───── Information provided ─────
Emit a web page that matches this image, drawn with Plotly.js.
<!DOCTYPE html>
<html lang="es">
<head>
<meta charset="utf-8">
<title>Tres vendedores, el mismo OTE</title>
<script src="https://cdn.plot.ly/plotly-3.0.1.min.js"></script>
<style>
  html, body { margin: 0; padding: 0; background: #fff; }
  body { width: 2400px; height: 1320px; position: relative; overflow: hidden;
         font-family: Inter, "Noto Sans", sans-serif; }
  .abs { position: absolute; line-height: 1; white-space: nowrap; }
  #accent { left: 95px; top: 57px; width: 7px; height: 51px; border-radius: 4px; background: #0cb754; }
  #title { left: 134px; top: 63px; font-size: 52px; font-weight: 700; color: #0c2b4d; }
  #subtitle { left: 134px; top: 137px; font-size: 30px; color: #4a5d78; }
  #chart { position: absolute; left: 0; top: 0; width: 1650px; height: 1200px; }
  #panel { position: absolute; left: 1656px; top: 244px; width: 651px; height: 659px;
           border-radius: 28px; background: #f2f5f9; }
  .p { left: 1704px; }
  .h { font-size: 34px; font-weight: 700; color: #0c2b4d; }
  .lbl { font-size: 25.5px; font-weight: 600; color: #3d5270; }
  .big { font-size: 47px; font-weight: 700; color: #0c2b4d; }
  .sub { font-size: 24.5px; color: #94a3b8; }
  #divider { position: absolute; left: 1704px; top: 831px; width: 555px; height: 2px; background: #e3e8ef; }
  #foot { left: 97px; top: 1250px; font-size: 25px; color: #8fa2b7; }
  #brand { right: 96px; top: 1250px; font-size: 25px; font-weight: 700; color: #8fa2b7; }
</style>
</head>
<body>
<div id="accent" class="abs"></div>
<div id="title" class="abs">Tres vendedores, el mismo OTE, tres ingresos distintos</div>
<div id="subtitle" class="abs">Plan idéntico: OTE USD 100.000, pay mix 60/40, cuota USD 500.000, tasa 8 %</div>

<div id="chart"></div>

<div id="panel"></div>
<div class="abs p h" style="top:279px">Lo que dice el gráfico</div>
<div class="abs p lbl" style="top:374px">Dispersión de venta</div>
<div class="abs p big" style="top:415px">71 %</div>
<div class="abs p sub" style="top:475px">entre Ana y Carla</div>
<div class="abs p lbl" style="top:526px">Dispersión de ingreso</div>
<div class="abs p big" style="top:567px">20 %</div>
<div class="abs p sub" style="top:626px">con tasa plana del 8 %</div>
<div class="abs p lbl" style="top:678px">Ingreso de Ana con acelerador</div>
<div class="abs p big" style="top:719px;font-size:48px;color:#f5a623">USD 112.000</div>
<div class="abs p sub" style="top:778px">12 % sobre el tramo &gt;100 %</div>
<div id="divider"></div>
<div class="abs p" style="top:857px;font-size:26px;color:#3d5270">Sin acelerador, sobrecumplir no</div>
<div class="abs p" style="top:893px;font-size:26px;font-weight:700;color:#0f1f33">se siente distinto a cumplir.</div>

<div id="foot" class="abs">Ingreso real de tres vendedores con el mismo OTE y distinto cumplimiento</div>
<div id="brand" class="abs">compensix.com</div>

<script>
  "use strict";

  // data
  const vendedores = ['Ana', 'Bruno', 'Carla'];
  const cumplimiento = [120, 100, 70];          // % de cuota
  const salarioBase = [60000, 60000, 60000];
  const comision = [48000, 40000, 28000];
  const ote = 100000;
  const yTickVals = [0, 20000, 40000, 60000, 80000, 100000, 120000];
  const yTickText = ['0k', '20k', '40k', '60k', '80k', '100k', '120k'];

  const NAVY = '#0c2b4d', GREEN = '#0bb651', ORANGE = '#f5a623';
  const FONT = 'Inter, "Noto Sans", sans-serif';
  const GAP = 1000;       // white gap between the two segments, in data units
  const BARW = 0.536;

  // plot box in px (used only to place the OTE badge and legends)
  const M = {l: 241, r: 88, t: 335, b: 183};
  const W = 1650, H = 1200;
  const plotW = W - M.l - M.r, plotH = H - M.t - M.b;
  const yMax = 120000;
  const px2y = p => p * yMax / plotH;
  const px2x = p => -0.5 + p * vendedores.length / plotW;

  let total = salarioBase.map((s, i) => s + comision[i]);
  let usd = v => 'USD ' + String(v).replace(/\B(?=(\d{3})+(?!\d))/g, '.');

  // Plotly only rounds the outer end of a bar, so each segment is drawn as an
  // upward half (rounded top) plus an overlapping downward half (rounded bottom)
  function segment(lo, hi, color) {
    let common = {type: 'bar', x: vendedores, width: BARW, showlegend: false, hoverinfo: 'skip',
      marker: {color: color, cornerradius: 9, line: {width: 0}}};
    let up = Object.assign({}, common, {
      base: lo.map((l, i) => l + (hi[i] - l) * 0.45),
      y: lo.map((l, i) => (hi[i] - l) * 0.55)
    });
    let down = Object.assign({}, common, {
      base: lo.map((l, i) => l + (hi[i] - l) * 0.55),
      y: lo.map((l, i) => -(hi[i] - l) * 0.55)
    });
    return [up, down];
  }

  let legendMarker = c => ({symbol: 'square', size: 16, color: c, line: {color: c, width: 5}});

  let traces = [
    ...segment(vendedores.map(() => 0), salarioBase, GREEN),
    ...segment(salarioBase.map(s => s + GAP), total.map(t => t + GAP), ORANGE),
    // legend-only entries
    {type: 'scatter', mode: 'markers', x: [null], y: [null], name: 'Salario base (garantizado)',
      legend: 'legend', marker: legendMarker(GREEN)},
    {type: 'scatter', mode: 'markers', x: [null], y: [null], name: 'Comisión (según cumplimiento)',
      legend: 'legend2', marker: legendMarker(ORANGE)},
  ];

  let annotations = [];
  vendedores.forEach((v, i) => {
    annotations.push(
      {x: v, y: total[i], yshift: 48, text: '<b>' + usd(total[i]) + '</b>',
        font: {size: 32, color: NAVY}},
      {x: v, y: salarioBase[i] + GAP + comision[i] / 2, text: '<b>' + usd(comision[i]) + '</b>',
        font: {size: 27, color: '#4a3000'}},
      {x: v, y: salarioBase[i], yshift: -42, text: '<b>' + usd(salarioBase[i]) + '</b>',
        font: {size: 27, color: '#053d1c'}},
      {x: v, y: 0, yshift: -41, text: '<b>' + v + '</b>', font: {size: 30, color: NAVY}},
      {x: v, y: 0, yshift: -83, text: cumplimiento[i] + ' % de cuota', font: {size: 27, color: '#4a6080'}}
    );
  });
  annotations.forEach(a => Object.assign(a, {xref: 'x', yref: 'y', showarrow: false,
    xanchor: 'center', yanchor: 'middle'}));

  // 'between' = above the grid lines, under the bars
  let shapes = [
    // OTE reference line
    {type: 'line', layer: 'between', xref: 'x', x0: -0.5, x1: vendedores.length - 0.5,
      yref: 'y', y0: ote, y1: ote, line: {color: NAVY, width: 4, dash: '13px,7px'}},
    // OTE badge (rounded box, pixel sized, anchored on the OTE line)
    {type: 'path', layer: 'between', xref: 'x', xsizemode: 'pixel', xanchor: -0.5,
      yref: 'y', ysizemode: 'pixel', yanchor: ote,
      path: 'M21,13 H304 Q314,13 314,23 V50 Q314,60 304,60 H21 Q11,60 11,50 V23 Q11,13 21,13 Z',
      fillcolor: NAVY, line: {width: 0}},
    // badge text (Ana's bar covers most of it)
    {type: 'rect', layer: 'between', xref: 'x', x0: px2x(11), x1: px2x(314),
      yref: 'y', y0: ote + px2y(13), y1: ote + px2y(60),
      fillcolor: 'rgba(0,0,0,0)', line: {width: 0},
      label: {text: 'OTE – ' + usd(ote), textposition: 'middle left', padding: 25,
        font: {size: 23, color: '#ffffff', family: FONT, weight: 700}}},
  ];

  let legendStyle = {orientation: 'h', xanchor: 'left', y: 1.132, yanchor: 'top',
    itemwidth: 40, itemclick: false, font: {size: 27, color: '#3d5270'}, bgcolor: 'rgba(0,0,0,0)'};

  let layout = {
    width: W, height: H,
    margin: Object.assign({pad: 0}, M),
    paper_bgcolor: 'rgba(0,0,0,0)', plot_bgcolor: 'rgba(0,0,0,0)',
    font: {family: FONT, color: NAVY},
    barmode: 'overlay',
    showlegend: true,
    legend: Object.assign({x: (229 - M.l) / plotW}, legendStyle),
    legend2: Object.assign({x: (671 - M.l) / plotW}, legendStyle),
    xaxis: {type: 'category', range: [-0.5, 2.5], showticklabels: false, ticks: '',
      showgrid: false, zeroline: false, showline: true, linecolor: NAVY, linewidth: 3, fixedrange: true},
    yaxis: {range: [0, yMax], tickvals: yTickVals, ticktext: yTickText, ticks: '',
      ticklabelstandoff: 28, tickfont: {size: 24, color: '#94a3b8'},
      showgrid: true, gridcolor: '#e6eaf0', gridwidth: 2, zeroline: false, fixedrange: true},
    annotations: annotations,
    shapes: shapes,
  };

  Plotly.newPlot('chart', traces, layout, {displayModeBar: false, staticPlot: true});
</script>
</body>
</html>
─────
» **Problem**: Search the material above for "drawn". Pull out each line where it shows up.

» **Reply**:
Emit a web page that matches this image, drawn with Plotly.js.
  // Plotly only rounds the outer end of a bar, so each segment is drawn as an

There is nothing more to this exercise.